Kicking off a superhero universe at a Black Lives Matter rally gave precisely the sort of relevance Hudlin and Milestone co-founder Denys Cowan wanted.
“We felt [it was] very necessary to tell stories that are relevant for today,” says Cowan, who created Static with the other Milestone founders in 1993. “Black people are being murdered. That’s not something we’re going to sit back and not say anything about. We’re going to speak about what’s important to us.”
“The times demanded we start with what’s happening in the real world,” adds Hudlin. “We have to be relevant. Tragically, [that means] police brutality and lack of accountability in our justice system. It’s the defining issue of our time, and there’s no way we can do this book and not address that — especially since so many of our characters are young people, and young people walk around with a target on their back.”
“We did not want it to be a nostalgia exercise”
Established in 1993 through a partnership with DC Comics, Milestone was founded by Cowan, Michael Davis, Derek T. Dingle, and the late Dwayne McDuffie — all Black creatives in comics who believed the industry lacked a necessary space for diverse heroes who could speak to readers from their communities.
The four imagined a universe featuring:
- Static, a bullied teenager with electric powers
- Icon, a space alien in the form of a Black man, and his sidekick Rocket
- Xombi, an immortal Korean-American scientist
- Hardware, a genius in an armored suit trying to take down his own boss
Then came the decline: The comic book boom of the early ‘90s had gone flat by the end of the decade. Milestone struggled to continue publishing, though the Static Shock animated series (aired from 2000-2004) became an Emmy-winner for the WB network.
After a handful of revival attempts in the late 2010s, including Hudlin joining in 2015, the return of Milestone was finally set for 2021 after an announcement at the 2020 DC FanDome.
“We’re going to speak about what’s important to us.”

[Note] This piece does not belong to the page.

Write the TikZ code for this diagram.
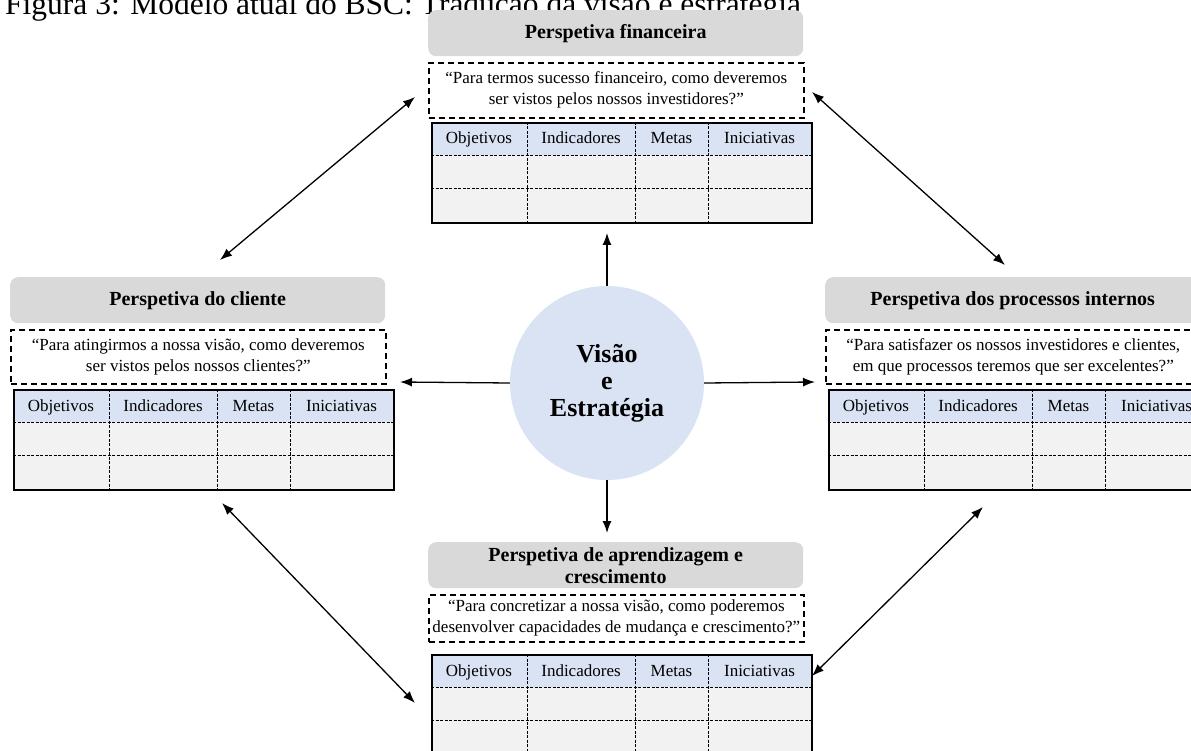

“I always thought Denys and the gang were prescient naming their company Milestone Media, not Milestone Comics,” says Hudlin. “When we got together, we were determined to make sure we were multiplatform from the beginning.” Hudlin is also working on a script for a live-action Static Shock film. It’s “well on its way, and very exciting,” he says.
Adds Cowan: “Ways of reaching people are so different now than when we launched. We’re confident we can do it, from online to print, to animation and live-action. We’re well-positioned to get a lot of attention.”
Milestone’s plan to reach a wide audience extends to the language the imprint is using for its new titles, which refer to storylines as seasons instead of more industry-standard volumes.
Hudlin and Cowan say that borrowing this labeling strategy from TV is just one way in which Milestone hopes to make it easier for comics newbies to dive in.
“It makes the books accessible,” says Hudlin. “I’ve got [children aged] 13 and 16 who love superhero stuff but don’t read comics. I want people to know this is a ‘season.’ Each book is an ‘episode.’ Our books are [many] people’s first comic books, and we make them accessible to that first-time reader.”
But there’s only one surefire way a comics publisher can get attention: Telling stories that resonate with readers. Static accomplishes not just with Virgil’s underdog journey into a superhero, but Virgil’s masculinity through his relationship with his dad. Negative stereotypes of Black fathers as “absent” still unfairly loom over entire communities. Those at Milestone considered it their responsibility to push back against those false, damaging generalizations.
“That’s important for me,” says Hudlin, who previously wrote pages featuring Virgil and his father for Milestone Returns. “It’s been a running thing in my work, from House Party to Safety for Disney. We’ve got to make sure Black men and Black boys have representation to match the beauty we’re seeing with Black women and their expression. Everyone is getting their glow on. As a father to a daughter, I want to encourage Black men to step up.”
“Here’s that next generation,” he adds. “Go for the greatness.”
Static Season One #1 is available now.